Hanergy’s reliance on trust products for financing comes despite its apparent ease of access to traditional bank loans. At the beginning of 2014, it signed a three-year, Rmb20bn ($2.57bn) credit line with Minsheng Bank and the Asia Financial Cooperation Association, a regional bank association. Hanergy said at the time this was to “ease pressure on Hanergy’s cash flow as it continues to expand its businesses in the photovoltaic and hydropower sectors”.
In 2011, China Development Bank extended to Hanergy a five-year, Rmb30bn line of credit. CDB holds one of the largest blocks of pledged Jinanqiao shares.
However, state-owned banks remain cautious about sectors with significant overcapacity. The collapse in oil prices and the 2013 bankruptcy of solar panel manufacturer Suntech has made them more cautious about the solar sector, even though clean energy and technology development are still priorities for Beijing.
Mr Li has used debt to buy up shares of Hanergy’s Hong Kong-listed subsidiary whose shares have risen so spectacularly.
In late 2013, the listed company HTF announced that Mr Li had pledged as collateral 5bn of his 17bn shares to four financial institutions in exchange for a loan of HK$520m.
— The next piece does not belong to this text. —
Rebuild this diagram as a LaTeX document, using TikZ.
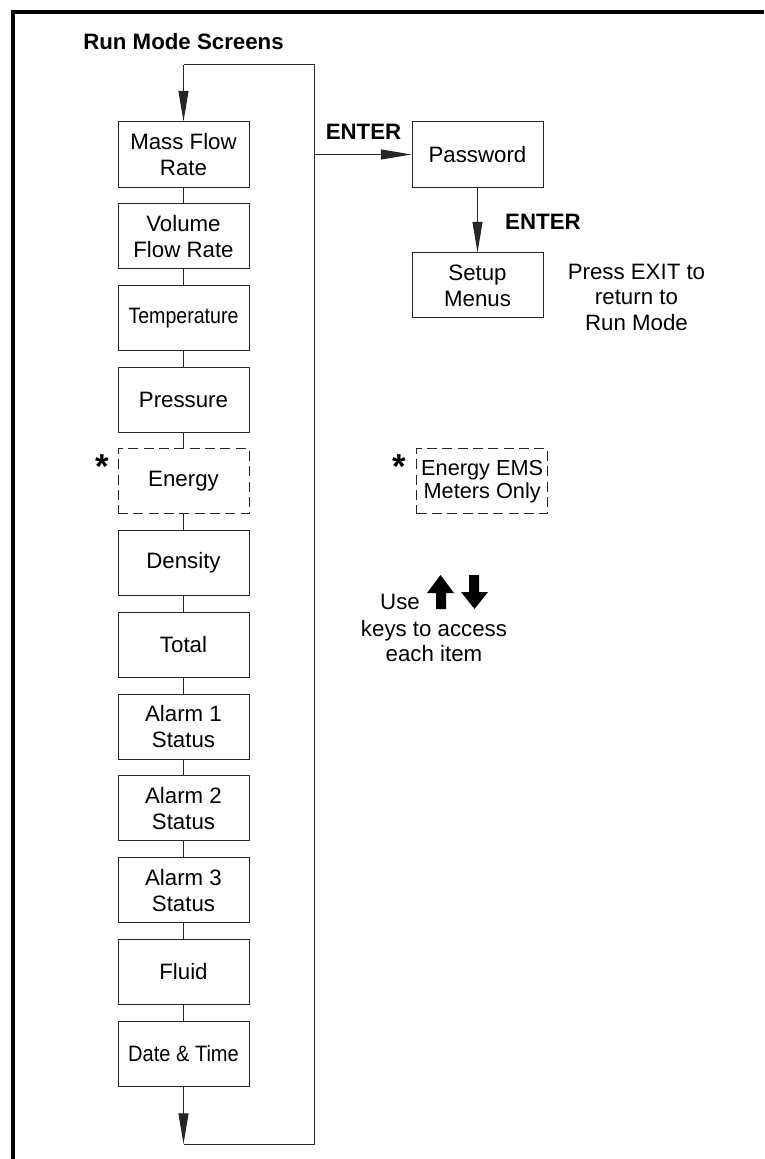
\documentclass[tikz,border=0pt]{standalone}
\usepackage{fontspec}
\setmainfont{Liberation Sans}
\usepackage{tikz}
\usetikzlibrary{arrows.meta, positioning}

\begin{document}
\begin{tikzpicture}[
	x=0.75pt, y=0.75pt,
	node distance=11.8pt,
	screen_box/.style={rectangle, draw=black!85, line width=0.75pt, minimum width=98.25pt, minimum height=48.75pt, inner sep=2pt, align=center, font=\fontsize{16.7}{19.5}\selectfont},
	opt_box/.style={screen_box, dash pattern=on 7.5pt off 4pt},
	key_label/.style={inner sep=0pt, font=\fontsize{16.7}{19.5}\selectfont\bfseries},
	note_text/.style={align=center, inner sep=0pt, font=\fontsize{16.7}{19.2}\selectfont},
	note_star/.style={inner sep=0pt, font=\fontsize{26}{26}\selectfont\bfseries},
	loop_line/.style={draw=black!85, line width=0.75pt},
	flow_arrow/.style={loop_line, -{Triangle[length=23pt, width=7.5pt]}}
	]
	\useasboundingbox (0,0) rectangle (764,-1159);
	
	% --- MOLDURA ---
	\draw[line width=3pt] (12.5,-1159) -- (12.5,-12.5) -- (764,-12.5);
	
	% --- TELAS DO RUN MODE ---
	\node[key_label] (title) at (183.5,-42) {Run Mode Screens};
	\node[screen_box] (mass) at (183.5,-154.5) {Mass Flow\\Rate};
	\node[screen_box] (volume) [below=of mass] {Volume\\Flow Rate};
	\node[screen_box] (temp) [below=of volume] {\scalebox{0.88}[1]{Temperature}};
	\node[screen_box] (pressure) [below=of temp] {Pressure};
	\node[opt_box] (energy) [below=of pressure] {Energy}; \node[note_star, below left=4.5pt and 6pt of energy.north west] (star_a) {*};
	\node[screen_box] (density) [below=of energy] {Density};
	\node[screen_box] (total) [below=of density] {Total};
	\node[screen_box] (alarm_a) [below=of total] {Alarm 1\\Status};
	\node[screen_box] (alarm_b) [below=of alarm_a] {Alarm 2\\Status};
	\node[screen_box] (alarm_c) [below=of alarm_b] {Alarm 3\\Status};
	\node[screen_box] (fluid) [below=of alarm_c] {Fluid};
	\node[screen_box] (date) [below=of fluid] {\scalebox{0.9}[1]{Date \& Time}};
	
	% --- SENHA E MENUS ---
	\node[screen_box] (password) [right=121.5pt of mass] {Password};
	\node[key_label, above left=10.9pt and 7.5pt of password.west] (enter_a) {ENTER};
	\node[screen_box] (setup) [below=48.7pt of password] {Setup\\Menus};
	\node[key_label, below right=20pt and 20.6pt of password.south] (enter_b) {ENTER};
	\node[note_text, right=18pt of setup, yshift=-9pt] (exit_note) {Press EXIT to\\return to\\Run Mode};
	
	% --- NOTAS ---
	\node[opt_box, font=\fontsize{16.3}{17.3}\selectfont] (ems) [right=125pt of energy] {Energy EMS\\Meters Only};
	\node[note_star, below left=4.5pt and 7.5pt of ems.north west] (star_b) {*};
	\node[note_text] (use_note) at (400,-602) {Use};
	\node[note_text] (keys_note) at (434,-641) {keys to access\\each item};
	\fill (440.5,-575) -- (454,-593) -- (446,-593) -- (446,-609) -- (436,-609) -- (436,-593) -- (427,-593) -- cycle;
	\fill (469,-575) -- (479,-575) -- (479,-592) -- (488,-592) -- (474.5,-609) -- (461,-592) -- (469,-592) -- cycle;
	
	% --- LIGACOES ---
	\coordinate (loop_tl) at (183.5,-65);
	\coordinate (loop_tr) at (314,-65);
	\coordinate (loop_br) at (314,-1144);
	\coordinate (loop_bl) at (183.5,-1144);
	\coordinate (tap) at (314,-154.5);
	\draw[flow_arrow] (loop_tl) -- (mass);
	\draw[loop_line] (mass) -- (volume);
	\draw[loop_line] (volume) -- (temp);
	\draw[loop_line] (temp) -- (pressure);
	\draw[loop_line] (pressure) -- (energy);
	\draw[loop_line] (energy) -- (density);
	\draw[loop_line] (density) -- (total);
	\draw[loop_line] (total) -- (alarm_a);
	\draw[loop_line] (alarm_a) -- (alarm_b);
	\draw[loop_line] (alarm_b) -- (alarm_c);
	\draw[loop_line] (alarm_c) -- (fluid);
	\draw[loop_line] (fluid) -- (date);
	\draw[flow_arrow] (date) -- (loop_bl);
	\draw[loop_line] (loop_bl) -- (loop_br) -- (loop_tr) -- (loop_tl);
	\draw[flow_arrow] (tap) -- (password);
	\draw[flow_arrow] (password) -- (setup);
	
\end{tikzpicture}
\end{document}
The company said HK$345m of the loan was used to buy up HTF shares.
In a company filing this January, Mr Li was recorded to have 80.75 per cent of the company as well as a “short” position of 5.82 per cent.
The most unusual case of Hanergy’s hunger for financing is this month’s deal involving a private jet, the same week that Mr Li topped the ranks of China’s richest.
On February 5, Hanergy sold a Gulfstream G550 jet to a small listed Hong Kong company called Noble Century Investment in a sale and leaseback agreement for HK$412.5m, according to a stock market filing by Noble Century.
Noble Century, whose other main asset is a bulk cargo ship, will lease back the jet to Mr Li for a total consideration of HK$538m, in a deal which in effect equates to a loan at an annual interest rate of about 9 per cent, according to FT calculations.